BBQ Ribs:
Ingredients:
- 2 racks of baby back ribs
- 1 cup of BBQ sauce
- 1/4 cup of brown sugar
- 1 tablespoon of paprika
- 1 tablespoon of garlic powder
- 1 tablespoon of onion powder
- 1 teaspoon of black pepper
- 1 teaspoon of salt
Instructions:
- Preheat your oven to 300°F (150°C).
- In a small bowl, combine the brown sugar, paprika, garlic powder, onion powder, black pepper, and salt to make a dry rub.
- Pat the ribs dry with paper towels and place them on a baking sheet.
- Rub the dry rub mixture all over the ribs, ensuring they are evenly coated.
- Cover the baking sheet with aluminum foil, sealing it tightly to create a packet for the ribs.
- Place the ribs in the preheated oven and bake for 2 to 2 1/2 hours, or until the meat is tender and starts to pull away from the bones.
- Remove the ribs from the oven and carefully unwrap the foil.
- Brush the ribs generously with BBQ sauce, ensuring they are coated on both sides.
- Preheat your grill or broiler to medium-high heat.
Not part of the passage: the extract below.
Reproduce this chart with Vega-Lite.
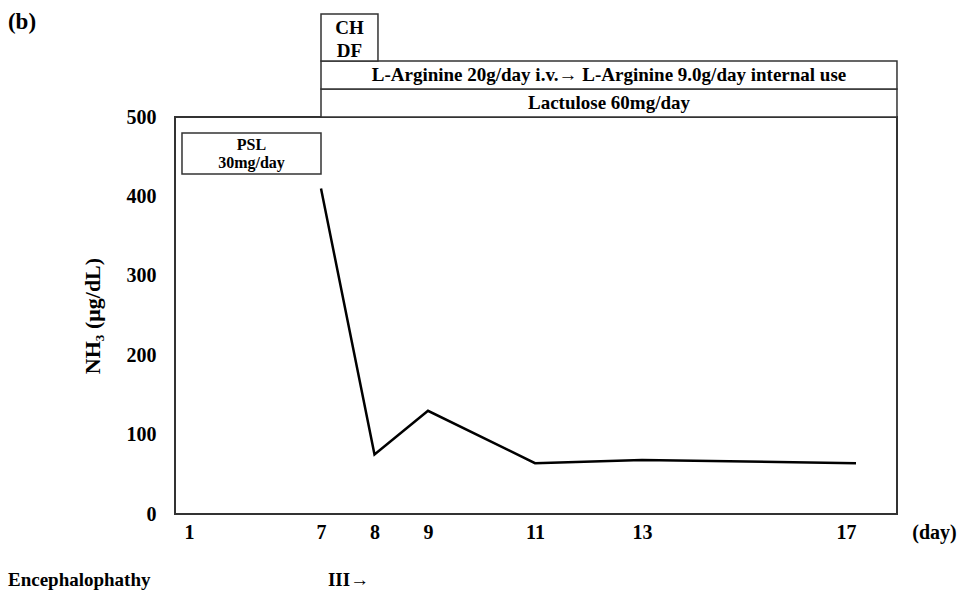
{
  "$schema": "https://vega.github.io/schema/vega-lite/v6.json",
  "width": 722,
  "height": 397,
  "autosize": {"type": "none"},
  "padding": {"left": 175, "top": 117, "right": 63, "bottom": 80},
  "background": "white",
  "datasets": {
    "nh3": [
      {"day": 7, "nh3": 410},
      {"day": 8, "nh3": 75},
      {"day": 9, "nh3": 130},
      {"day": 11, "nh3": 64},
      {"day": 13, "nh3": 68},
      {"day": 17, "nh3": 64}
    ],
    "boxes": [
      {"group": "psl", "lines": ["PSL", "30mg/day"], "day": 0.912, "day_end": 7, "nh3": 428.2, "nh3_top": 479.8},
      {"group": "top", "lines": ["Lactulose 60mg/day"], "day": 7, "day_end": 17.766, "nh3": 500, "nh3_top": 535.3},
      {"group": "top", "lines": ["L-Arginine 20g/day i.v.→ L-Arginine 9.0g/day internal use"], "day": 7, "day_end": 17.766, "nh3": 535.3, "nh3_top": 570.5},
      {"group": "top", "lines": ["CH", "DF"], "day": 7, "day_end": 8.065, "nh3": 570.5, "nh3_top": 629.7}
    ],
    "notes": [
      {"text": "(b)", "day": -6.71, "nh3": 619.6, "kind": "panel"},
      {"text": "Encephalophathy", "day": -6.71, "nh3": -83, "kind": "row"},
      {"text": "III→", "day": 7.13, "nh3": -83, "kind": "row"}
    ]
  },
  "encoding": {
    "x": {
      "field": "day", "type": "quantitative",
      "scale": {"domain": [1, 7, 17], "range": [9, 146, 681], "nice": false, "zero": false},
      "axis": {"values": [1, 7, 8, 9, 11, 13, 17], "title": "(day)", "titleX": 759, "titleY": 18, "titleAlign": "center", "titleBaseline": "middle", "titleFontSize": 20, "labelPadding": 18, "labelBaseline": "middle"}
    },
    "y": {
      "field": "nh3", "type": "quantitative",
      "scale": {"domain": [0, 500], "nice": false, "zero": true},
      "axis": {"values": [0, 100, 200, 300, 400, 500], "title": "NH₃ (μg/dL)", "titleFontSize": 22, "titlePadding": 22, "labelPadding": 19}
    }
  },
  "layer": [
    {
      "data": {"name": "boxes"},
      "mark": {"type": "rect", "fill": "white", "stroke": "#333", "strokeWidth": 1.5},
      "encoding": {
        "x2": {"field": "day_end"},
        "y2": {"field": "nh3_top"}
      }
    },
    {
      "data": {"name": "boxes"},
      "transform": [
        {"filter": "datum.group == 'top' && length(datum.lines) == 1"},
        {"calculate": "(datum.day + datum.day_end) / 2", "as": "cx"},
        {"calculate": "(datum.nh3 + datum.nh3_top) / 2", "as": "cy"}
      ],
      "mark": {"type": "text", "fontSize": 19, "align": "center", "baseline": "middle"},
      "encoding": {
        "x": {
          "field": "cx", "type": "quantitative",
          "scale": {"domain": [1, 7, 17], "range": [9, 146, 681], "nice": false, "zero": false},
          "axis": {"values": [1, 7, 8, 9, 11, 13, 17], "title": "(day)", "titleX": 759, "titleY": 18, "titleAlign": "center", "titleBaseline": "middle", "titleFontSize": 20, "labelPadding": 18, "labelBaseline": "middle"}
        },
        "y": {
          "field": "cy", "type": "quantitative",
          "scale": {"domain": [0, 500], "nice": false, "zero": true},
          "axis": {"values": [0, 100, 200, 300, 400, 500], "title": "NH₃ (μg/dL)", "titleFontSize": 22, "titlePadding": 22, "labelPadding": 19}
        },
        "text": {"field": "lines", "type": "nominal"}
      }
    },
    {
      "data": {"name": "boxes"},
      "transform": [
        {"filter": "datum.group == 'top' && length(datum.lines) > 1"},
        {"calculate": "(datum.day + datum.day_end) / 2", "as": "cx"},
        {"calculate": "(datum.nh3 + datum.nh3_top) / 2", "as": "cy"}
      ],
      "mark": {"type": "text", "fontSize": 19, "lineHeight": 23, "align": "center", "baseline": "middle", "dy": -10},
      "encoding": {
        "x": {
          "field": "cx", "type": "quantitative",
          "scale": {"domain": [1, 7, 17], "range": [9, 146, 681], "nice": false, "zero": false},
          "axis": {"values": [1, 7, 8, 9, 11, 13, 17], "title": "(day)", "titleX": 759, "titleY": 18, "titleAlign": "center", "titleBaseline": "middle", "titleFontSize": 20, "labelPadding": 18, "labelBaseline": "middle"}
        },
        "y": {
          "field": "cy", "type": "quantitative",
          "scale": {"domain": [0, 500], "nice": false, "zero": true},
          "axis": {"values": [0, 100, 200, 300, 400, 500], "title": "NH₃ (μg/dL)", "titleFontSize": 22, "titlePadding": 22, "labelPadding": 19}
        },
        "text": {"field": "lines", "type": "nominal"}
      }
    },
    {
      "data": {"name": "boxes"},
      "transform": [
        {"filter": "datum.group == 'psl'"},
        {"calculate": "(datum.day + datum.day_end) / 2", "as": "cx"},
        {"calculate": "(datum.nh3 + datum.nh3_top) / 2", "as": "cy"}
      ],
      "mark": {"type": "text", "fontSize": 16, "lineHeight": 18, "align": "center", "baseline": "middle", "dy": -9},
      "encoding": {
        "x": {
          "field": "cx", "type": "quantitative",
          "scale": {"domain": [1, 7, 17], "range": [9, 146, 681], "nice": false, "zero": false},
          "axis": {"values": [1, 7, 8, 9, 11, 13, 17], "title": "(day)", "titleX": 759, "titleY": 18, "titleAlign": "center", "titleBaseline": "middle", "titleFontSize": 20, "labelPadding": 18, "labelBaseline": "middle"}
        },
        "y": {
          "field": "cy", "type": "quantitative",
          "scale": {"domain": [0, 500], "nice": false, "zero": true},
          "axis": {"values": [0, 100, 200, 300, 400, 500], "title": "NH₃ (μg/dL)", "titleFontSize": 22, "titlePadding": 22, "labelPadding": 19}
        },
        "text": {"field": "lines", "type": "nominal"}
      }
    },
    {
      "data": {"name": "nh3"},
      "mark": {"type": "line", "color": "black", "strokeWidth": 2.5}
    },
    {
      "data": {"name": "notes"},
      "transform": [{"filter": "datum.kind == 'panel'"}],
      "mark": {"type": "text", "fontSize": 23, "align": "left", "baseline": "middle"},
      "encoding": {"text": {"field": "text", "type": "nominal"}}
    },
    {
      "data": {"name": "notes"},
      "transform": [{"filter": "datum.kind == 'row'"}],
      "mark": {"type": "text", "fontSize": 19, "align": "left", "baseline": "middle"},
      "encoding": {"text": {"field": "text", "type": "nominal"}}
    }
  ],
  "config": {
    "view": {"stroke": "#333", "strokeWidth": 2},
    "text": {"font": "Liberation Serif", "fontWeight": "bold", "color": "black"},
    "axis": {
      "labelFont": "Liberation Serif", "labelFontWeight": "bold", "labelFontSize": 20, "labelColor": "black",
      "titleFont": "Liberation Serif", "titleFontWeight": "bold", "titleColor": "black",
      "ticks": false, "tickSize": 0, "domain": false, "grid": false
    }
  }
}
- Grill or broil the ribs for about 5 minutes on each side, until they develop a caramelized glaze.
- Remove from the grill or broiler and let the ribs rest for a few minutes before serving.
Baked Mac and Cheese:
Ingredients:
- 8 ounces of elbow macaroni
- 4 tablespoons of butter
- 1/4 cup of all-purpose flour
- 2 cups of milk
- 2 cups of shredded cheddar cheese
- 1/2 cup of grated Parmesan cheese
- 1/2 teaspoon of salt
- 1/4 teaspoon of black pepper
- 1/4 teaspoon of paprika
Instructions:
- Cook the elbow macaroni according to the package instructions until al dente. Drain and set aside.
- Preheat your oven to 350°F (175°C) and grease a 9×13-inch baking dish.
- In a large saucepan, melt the butter over medium heat.
- Add the flour to the melted butter and whisk constantly for about 1 minute to make a roux.
- Slowly pour in the milk while whisking continuously until the mixture is smooth and thickened.
- Reduce the heat to low and add the shredded cheddar cheese and Parmesan cheese. Stir until the cheeses are melted and the sauce is smooth.
- Remove the saucepan from the heat and add the salt, black pepper, and paprika. Stir well.
- Add the cooked macaroni to the cheese sauce and toss until the macaroni is evenly coated.
- Pour the mac and cheese mixture into the prepared baking dish, spreading it out evenly.
- Bake in the preheated oven for 25-30 minutes, or until the top is golden and bubbly.
- Remove from the oven and let it cool for a few minutes before serving.
Collard Greens:
Ingredients:
- 2 bunches of collard greens, stems removed and leaves chopped
- 6 slices of bacon, chopped
- 1 small onion, chopped
- 2 cloves of garlic, minced
- 3 cups of chicken broth
- 2 tablespoons of apple cider vinegar
- 1 teaspoon of sugar
- Salt and pepper to taste
Instructions:
- In a large pot or Dutch oven, cook the chopped bacon over medium heat until crispy.
- Add the chopped onion and minced garlic to the pot and sauté until the onion becomes translucent.
- Add the collard greens to the pot, in batches if necessary, and cook until wilted.
- Pour in the chicken broth and apple cider vinegar. Stir well.
- Add the sugar, salt, and pepper to the pot and stir again.
- Reduce the heat to low, cover the pot, and simmer the collard greens for 1 to 1 1/2 hours, or until they are tender.
- Taste and adjust the seasoning if needed.
- Serve the collard greens hot as a side dish.
Now you have a mouthwatering soul food feast of BBQ ribs, baked mac and cheese, and collard greens! Enjoy!